2. Multiple matching procs per line error

Sometimes, we may have multiple procs on a line, Sourcify can handle this as long as the subject proc has arity that is unique from others:

# Yup, this works as expected :)
b1 = lambda {|a| a+1 }; b2 = lambda { 1+2 }
puts b2.to_source
# >> proc { (1 + 2) }

# Nope, this won't work :(
b1 = lambda { 1+2 }; b2 = lambda { 2+3 }
b2.to_source
# >> raises Sourcify::MultipleMatchingProcsPerLineError

Using Proc#arity is a pretty good way to uniquely identify the subject proc, since having too many procs per line is not a good practice as it reduces readability. However, the following bug under 1.8.* may trip u over:

lambda { }.arity         # 1.8.* (-1) / 1.9.* (0)  (?!)
lambda {|x| }.arity      # 1.8.* (1)  / 1.9.* (1)
lambda {|x,y| }.arity    # 1.8.* (2)  / 1.9.* (2)
lambda {|*x| }.arity     # 1.8.* (-1) / 1.9.* (-1)
lambda {|x, *y| }.arity  # 1.8.* (-2) / 1.9.* (-2)
lambda {|(x,y)| }.arity  # 1.8.* (1)  / 1.9.* (1)

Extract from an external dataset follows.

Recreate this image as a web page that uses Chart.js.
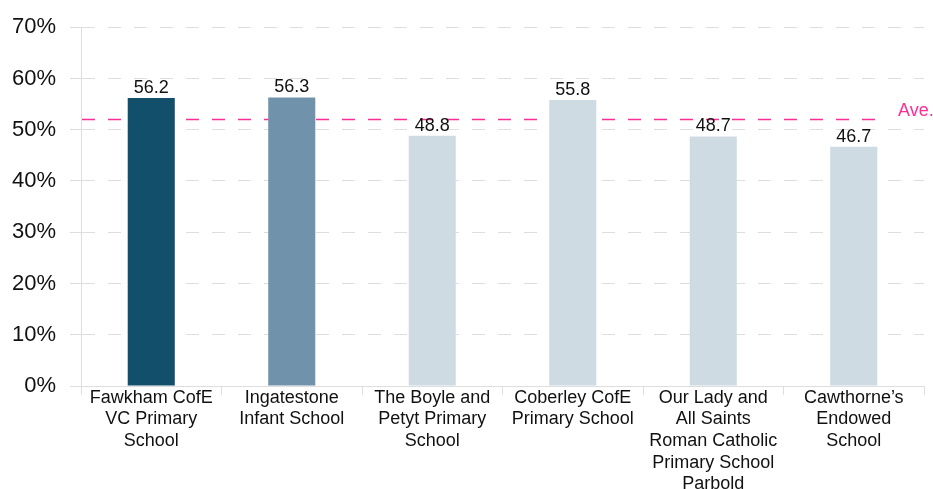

This is another reason to install ParseTree when u are on 1.8.*. On JRuby, where u don’t have the choice, just avoid multiple procs here line.

3. Imperfect lexer

Nothing is perfect, bugs are always lurking somewhere. When the parser encounters unexpected lexing error (which may be due to Ripper, RubyLex, or Sourcify’s wrapper lexer), Sourcify::LexerInternalError is thrown.

Additional Resources

Sourcify is heavily inspired by many ideas gathered from the ruby community:

www.justskins.com/forums/breaking-ruby-code-into-117453.html
rubyquiz.com/quiz38.html (Florian Groß‘s solution)
svenfuchs.com/2009/07/05/using-ruby-1-9-ripper.html

The sad fact that Proc#to_source wouldn’t be available in the near future:

redmine.ruby-lang.org/issues/show/2080

Note on Patches/Pull Requests

Fork the project.
Make your feature addition or bug fix.
Add tests for it. This is important so I don’t break it in a future version unintentionally.
Commit, do not mess with rakefile, version, or history. (if you want to have your own version, that is fine but bump version in a commit by itself I can ignore when I pull)
Send me a pull request. Bonus points for topic branches.